You could just focus on building a basic foundation of a vehicle and add on later. for instance, focus on a strong engine block with good machine work, strong crank and rods, then cap it off w/ decent heads, and buy the power adder later and pay for having the heads ported for it, later as well.  Get a good suspension system into it, so it drives, then worry about how fast it goes later.  Nothing like a paperweight sitting in the garage to make you focus on other hobbies rather than see this one thru Frown  

how bad is rust in your area? that may determine whether you get a car with easy to replace body panels, or decide to get risky w/ some oddball car. don't build to today's trends, they may be gone by the time you are done building the car.  also, detroit cuts costs by sharing car platforms. for example, a nova and a camaro can have the same floorplans, so you could get a nova, and use a generic camaro tub kit, rather than buy a roached out camaro for cheap and then try to tub it and fix rusty floors at the same time. or, if you liked Fox body mustangs, then there are the Fairmonts, T birds, Grenadas, etc.  best bet, pick a car you like, and research the hell out of it. like, if you know that GM chevelles, cutlasses, etc tend to rust out the trunks due to rear window seals going and you're gonna tub one anyway, then you know you can buy a cheap one with a rusted trunk (but not framerails) and save money, compared to the guy who wants a resto car and needs a solid trunk.
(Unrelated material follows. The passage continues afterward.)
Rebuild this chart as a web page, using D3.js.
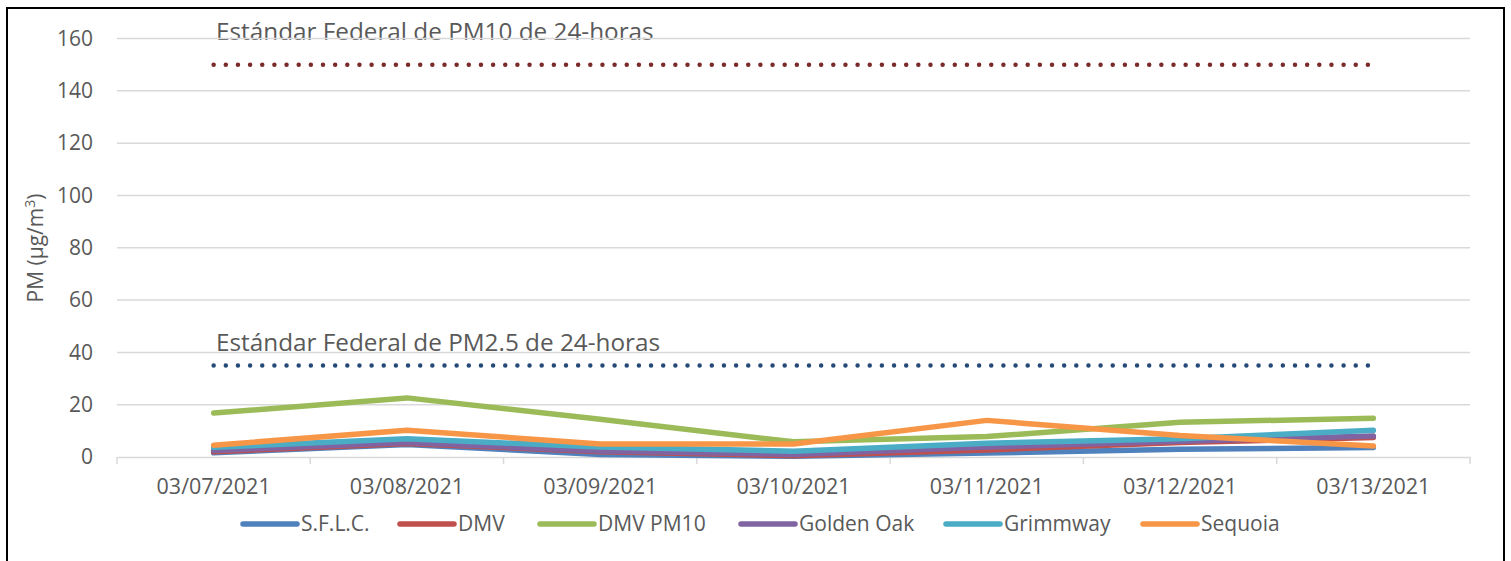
<!DOCTYPE html>
<html>
<head>
<meta charset="utf-8">
<script src="https://cdn.jsdelivr.net/npm/d3@7"></script>
<style>
  body { margin: 0; background: #fff; }
  text { font-family: "Open Sans", "Noto Sans", sans-serif; fill: #595959; }
</style>
</head>
<body>
<script>
let w = 1511;
let h = 561;

var dates = ["03/07/2021", "03/08/2021", "03/09/2021", "03/10/2021", "03/11/2021", "03/12/2021", "03/13/2021"];
var seriesNames = ["S.F.L.C.", "DMV", "DMV PM10", "Golden Oak", "Grimmway", "Sequoia"];
var sflc = [1.6, 4.8, 1.0, 0.3, 1.5, 3.0, 3.6];
var dmv = [2.0, 5.2, 2.0, 0.5, 2.7, 5.5, 7.5];
var dmvPm10 = [16.8, 22.6, 14.4, 5.8, 7.8, 13.3, 14.8];
var goldenOak = [2.5, 5.5, 2.3, 1.0, 3.8, 6.0, 8.0];
var grimmway = [3.7, 7.0, 3.8, 2.2, 5.3, 7.0, 10.2];
var sequoia = [4.5, 10.2, 5.0, 5.0, 14.0, 8.2, 4.2];
var yTicks = [0, 20, 40, 60, 80, 100, 120, 140, 160];
var pm10Std = 150;
var pm25Std = 35;

var colors = ["#4F81BD", "#C0504D", "#9BBB59", "#8064A2", "#4BACC6", "#F79646"];
var allSeries = [sflc, dmv, dmvPm10, goldenOak, grimmway, sequoia];

var plotLeft = 117, plotRight = 1470, plotTop = 38.5, plotBottom = 457;

var svg = d3.select("body").append("svg")
    .attr("width", w)
    .attr("height", h);

// frame
svg.append("rect")
    .attr("x", 7).attr("y", 8)
    .attr("width", 1497).attr("height", 600)
    .attr("fill", "none").attr("stroke", "#000").attr("stroke-width", 2);

var x = d3.scaleBand().domain(dates).range([plotLeft, plotRight]);
var y = d3.scaleLinear().domain([0, 160]).range([plotBottom, plotTop]);

// standard labels (under the gridlines)
svg.append("text")
    .attr("x", 216).attr("y", 40)
    .style("font-size", "24.3px")
    .text("Estándar Federal de PM10 de 24-horas");
svg.append("text")
    .attr("x", 216).attr("y", 351)
    .style("font-size", "24.3px")
    .text("Estándar Federal de PM2.5 de 24-horas");

// gridlines
svg.selectAll(".grid").data(yTicks.slice(1)).enter().append("line")
    .attr("x1", plotLeft).attr("x2", plotRight)
    .attr("y1", d => y(d)).attr("y2", d => y(d))
    .attr("stroke", "#d9d9d9").attr("stroke-width", 1.5);

// y labels
svg.selectAll(".ylab").data(yTicks).enter().append("text")
    .attr("x", 93).attr("y", d => y(d))
    .attr("dy", "0.35em")
    .attr("text-anchor", "end")
    .style("font-size", "21px")
    .text(d => d);

// x axis
var xAxis = svg.append("g")
    .attr("transform", `translate(0,${plotBottom})`)
    .call(d3.axisBottom(x).tickSize(0).tickPadding(22));
xAxis.select(".domain").attr("stroke", "#d9d9d9").attr("stroke-width", 1.5);
xAxis.selectAll("text").style("font-size", "21.5px").attr("fill", "#595959")
    .style("font-family", '"Open Sans", "Noto Sans", sans-serif');

var bounds = dates.map(d => x(d)).concat([plotRight]);
svg.selectAll(".xtick").data(bounds).enter().append("line")
    .attr("x1", d => d).attr("x2", d => d)
    .attr("y1", plotBottom).attr("y2", plotBottom + 7)
    .attr("stroke", "#d9d9d9").attr("stroke-width", 1.5);

// axis title
svg.append("text")
    .attr("transform", "translate(43,248) rotate(-90)")
    .attr("text-anchor", "middle")
    .style("font-size", "21px")
    .html('PM (µg/m<tspan dy="-8" style="font-size:14px">3</tspan><tspan dy="8">)</tspan>');

// standards, dotted
var cx = d => x(d) + x.bandwidth() / 2;
var stdLine = (v, color) => {
    svg.append("line")
        .attr("x1", cx(dates[0])).attr("x2", cx(dates[dates.length - 1]))
        .attr("y1", y(v)).attr("y2", y(v))
        .attr("stroke", color)
        .attr("stroke-width", 4.5)
        .attr("stroke-linecap", "round")
        .attr("stroke-dasharray", "0 12.15");
};
stdLine(pm10Std, "#7B2A2A");
stdLine(pm25Std, "#254A78");

// series lines
var line = d3.line()
    .x((d, i) => cx(dates[i]))
    .y(d => y(d));

svg.selectAll(".series").data(allSeries).enter().append("path")
    .attr("d", d => line(d))
    .attr("fill", "none")
    .attr("stroke", (d, i) => colors[i])
    .attr("stroke-width", 5.5)
    .attr("stroke-linejoin", "round")
    .attr("stroke-linecap", "round");

// legend
var legendX = [243, 400, 540, 741, 946, 1143];
var lg = svg.selectAll(".leg").data(seriesNames).enter().append("g")
    .attr("transform", (d, i) => `translate(${legendX[i]},524)`);
lg.append("line")
    .attr("x1", 0).attr("x2", 54)
    .attr("stroke", (d, i) => colors[i])
    .attr("stroke-width", 5.5)
    .attr("stroke-linecap", "round");
lg.append("text")
    .attr("x", 58).attr("dy", "0.35em")
    .style("font-size", "21px")
    .text(d => d);
</script>
</body>
</html>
determine how much you're gonna tub out the back end of the car. Hotrodmagainze back in the day, detailed how you could cheat with mini tubs.  changing backspacing on the rims to make them seem deep. do you want to run leaf springs in the rear, or go to a 4 link?  today's car builders sometimes go to a three link, so the car can get changed to a pro touring if the owner so desires.

A truck would be a neat idea, only b/c chevy and GM didn't change much from 73 I think into the 80's.  that gives you a lot of parts to swap on, and play with. different front ends for different looks, dashboards, trim levels, etc. hotrodstohell and other companies have a nice long arm rear suspension system from the 68-72 chevy trucks that nascar uses on its own cars. plenty of room under the bed for such a setup.

depending upon how much fabrication of the suspension/frame you want...check with your department of motor vehicles. they may want a licensed welder doing the frame for you, and you may need to show the paperwork to prove the welds won't pop on a highway expansion joint at 65mph.  in other words, the more you deviate from stock...the more you may need to prove to your DMV. using proven aftermarket components may satisfy the $11 an hour state worker Smile  
Just because you can't do it...doesn't mean its impossible

PairA10s PairA10s
New User | Posts: 3 | Joined: 09/10
Posted: 09/15/10
01:34 PM

Nope not a Warthog reference.

My user name came from my desire to own a pair of 10MM Glocks (I own the Glock 29 Compact and want acquire the Glock 20 full size).

I am using the internet to look for what is available now as far as car projects, I am also working odd jobs to buy old mags from the 1985-1992(Pro-Street ideas) & save for the garage & car/truck project.  

3836bbl 3836bbl
Enthusiast | Posts: 407 | Joined: 11/10
Posted: 01/09/11
05:17 PM

PairA10s or anyone else, I know this is an old thread but just wanted to add my 2 cents. try www.hotrodhotline.com & www.racingjunk.com in project cars in classifieds sections, Also www.autabuy.com there are a lot of 1/2 done projects that can be had dirt cheap like 0.20-0.50 cents on the dollar for trick parts 1/2 done race cars to be converted to Pro-Street, check them out.   3836bbl/Budnicks  
"Fill Your Library Before Your Fill Your Garage"  3836bbl alias Budnicks

dond1965 dond1965
New User | Posts: 48 | Joined: 12/13
Posted: 12/01/13
06:18 PM

tci 6-speed auto makes a simple 502 with N20 look REAL good! i know im real late on posting an answer!